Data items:

______________________________

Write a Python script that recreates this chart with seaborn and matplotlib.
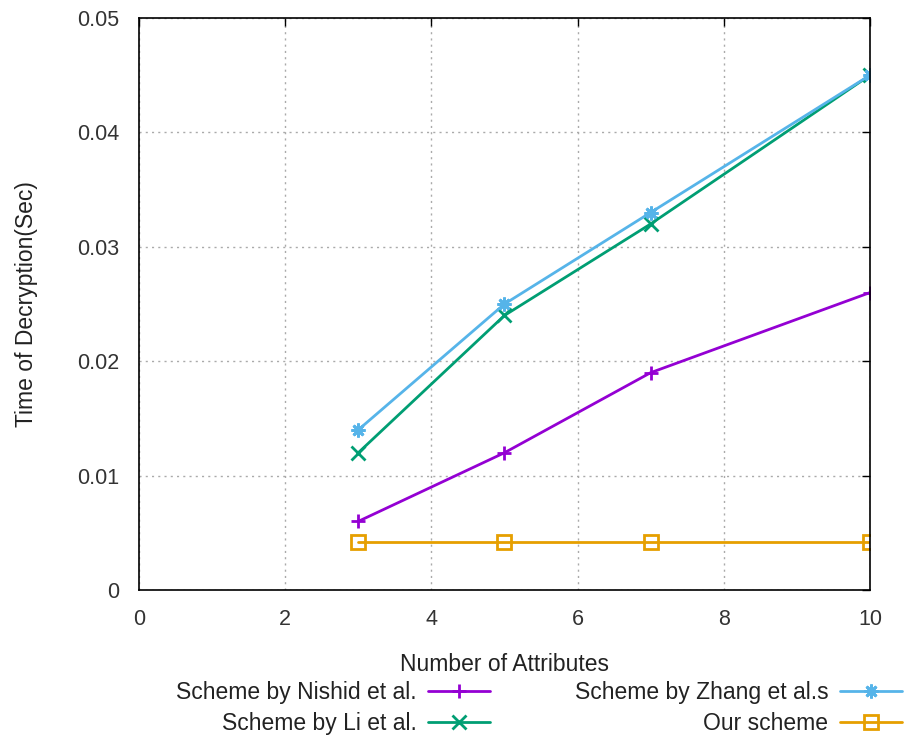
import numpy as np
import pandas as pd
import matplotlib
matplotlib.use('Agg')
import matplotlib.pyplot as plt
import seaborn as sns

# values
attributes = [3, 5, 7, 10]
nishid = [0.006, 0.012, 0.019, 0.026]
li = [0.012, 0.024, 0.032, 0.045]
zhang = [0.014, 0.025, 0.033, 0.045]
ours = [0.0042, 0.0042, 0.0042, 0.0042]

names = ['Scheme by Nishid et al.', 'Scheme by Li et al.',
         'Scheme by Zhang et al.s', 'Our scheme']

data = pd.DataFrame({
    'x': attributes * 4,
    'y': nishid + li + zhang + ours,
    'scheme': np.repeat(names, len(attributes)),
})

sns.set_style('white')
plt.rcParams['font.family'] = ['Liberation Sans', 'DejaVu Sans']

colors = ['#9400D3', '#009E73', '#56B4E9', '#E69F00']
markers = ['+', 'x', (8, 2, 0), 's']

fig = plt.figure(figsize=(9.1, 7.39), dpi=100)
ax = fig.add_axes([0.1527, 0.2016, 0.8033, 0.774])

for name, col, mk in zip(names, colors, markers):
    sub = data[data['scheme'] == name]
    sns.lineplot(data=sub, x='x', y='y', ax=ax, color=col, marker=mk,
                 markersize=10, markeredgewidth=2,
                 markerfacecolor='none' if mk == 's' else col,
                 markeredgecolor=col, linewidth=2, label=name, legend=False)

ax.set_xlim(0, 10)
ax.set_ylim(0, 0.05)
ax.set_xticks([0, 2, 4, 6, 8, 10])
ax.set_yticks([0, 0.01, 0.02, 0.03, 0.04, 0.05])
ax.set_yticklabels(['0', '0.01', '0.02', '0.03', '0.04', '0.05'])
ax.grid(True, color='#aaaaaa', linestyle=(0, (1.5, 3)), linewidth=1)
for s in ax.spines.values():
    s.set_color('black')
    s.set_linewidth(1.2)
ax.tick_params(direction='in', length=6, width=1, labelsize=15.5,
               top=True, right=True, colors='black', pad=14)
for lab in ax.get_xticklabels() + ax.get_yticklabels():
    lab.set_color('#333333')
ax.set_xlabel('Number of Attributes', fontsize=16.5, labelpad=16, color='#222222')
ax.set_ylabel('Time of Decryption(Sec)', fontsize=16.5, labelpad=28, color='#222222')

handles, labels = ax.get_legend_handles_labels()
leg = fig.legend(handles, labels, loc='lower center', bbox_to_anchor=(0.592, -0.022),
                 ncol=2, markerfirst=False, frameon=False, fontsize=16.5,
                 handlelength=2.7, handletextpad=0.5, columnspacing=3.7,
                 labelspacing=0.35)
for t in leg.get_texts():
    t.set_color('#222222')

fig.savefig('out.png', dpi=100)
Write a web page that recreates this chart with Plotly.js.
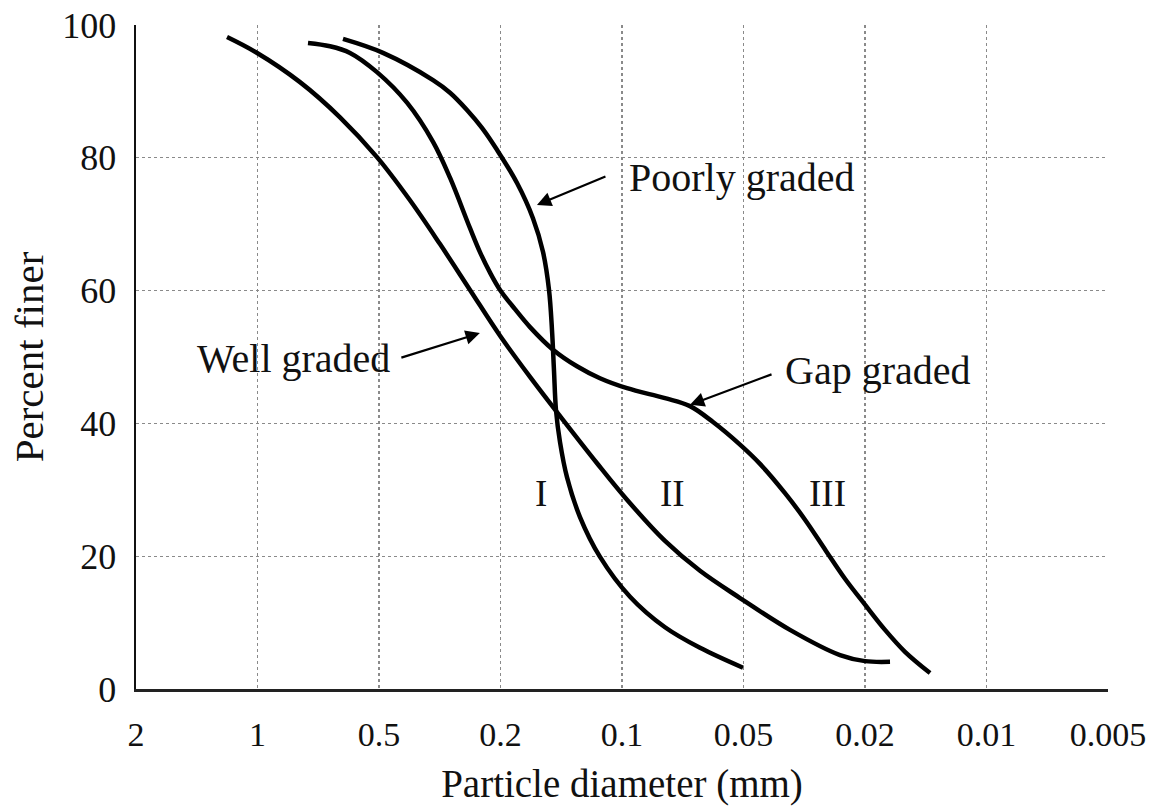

______________________________

▸ Your objective:
Output every entry word for word, but omit the pictures.

▸ Output:
Write a Python script that recreates this chart with seaborn and matplotlib.
import numpy as np
import pandas as pd
import matplotlib
matplotlib.use('Agg')
import matplotlib.pyplot as plt
import seaborn as sns

# values
attributes = [3, 5, 7, 10]
nishid = [0.006, 0.012, 0.019, 0.026]
li = [0.012, 0.024, 0.032, 0.045]
zhang = [0.014, 0.025, 0.033, 0.045]
ours = [0.0042, 0.0042, 0.0042, 0.0042]

names = ['Scheme by Nishid et al.', 'Scheme by Li et al.',
         'Scheme by Zhang et al.s', 'Our scheme']

data = pd.DataFrame({
    'x': attributes * 4,
    'y': nishid + li + zhang + ours,
    'scheme': np.repeat(names, len(attributes)),
})

sns.set_style('white')
plt.rcParams['font.family'] = ['Liberation Sans', 'DejaVu Sans']

colors = ['#9400D3', '#009E73', '#56B4E9', '#E69F00']
markers = ['+', 'x', (8, 2, 0), 's']

fig = plt.figure(figsize=(9.1, 7.39), dpi=100)
ax = fig.add_axes([0.1527, 0.2016, 0.8033, 0.774])

for name, col, mk in zip(names, colors, markers):
    sub = data[data['scheme'] == name]
    sns.lineplot(data=sub, x='x', y='y', ax=ax, color=col, marker=mk,
                 markersize=10, markeredgewidth=2,
                 markerfacecolor='none' if mk == 's' else col,
                 markeredgecolor=col, linewidth=2, label=name, legend=False)

ax.set_xlim(0, 10)
ax.set_ylim(0, 0.05)
ax.set_xticks([0, 2, 4, 6, 8, 10])
ax.set_yticks([0, 0.01, 0.02, 0.03, 0.04, 0.05])
ax.set_yticklabels(['0', '0.01', '0.02', '0.03', '0.04', '0.05'])
ax.grid(True, color='#aaaaaa', linestyle=(0, (1.5, 3)), linewidth=1)
for s in ax.spines.values():
    s.set_color('black')
    s.set_linewidth(1.2)
ax.tick_params(direction='in', length=6, width=1, labelsize=15.5,
               top=True, right=True, colors='black', pad=14)
for lab in ax.get_xticklabels() + ax.get_yticklabels():
    lab.set_color('#333333')
ax.set_xlabel('Number of Attributes', fontsize=16.5, labelpad=16, color='#222222')
ax.set_ylabel('Time of Decryption(Sec)', fontsize=16.5, labelpad=28, color='#222222')

handles, labels = ax.get_legend_handles_labels()
leg = fig.legend(handles, labels, loc='lower center', bbox_to_anchor=(0.592, -0.022),
                 ncol=2, markerfirst=False, frameon=False, fontsize=16.5,
                 handlelength=2.7, handletextpad=0.5, columnspacing=3.7,
                 labelspacing=0.35)
for t in leg.get_texts():
    t.set_color('#222222')

fig.savefig('out.png', dpi=100)
Write a web page that recreates this chart with Plotly.js.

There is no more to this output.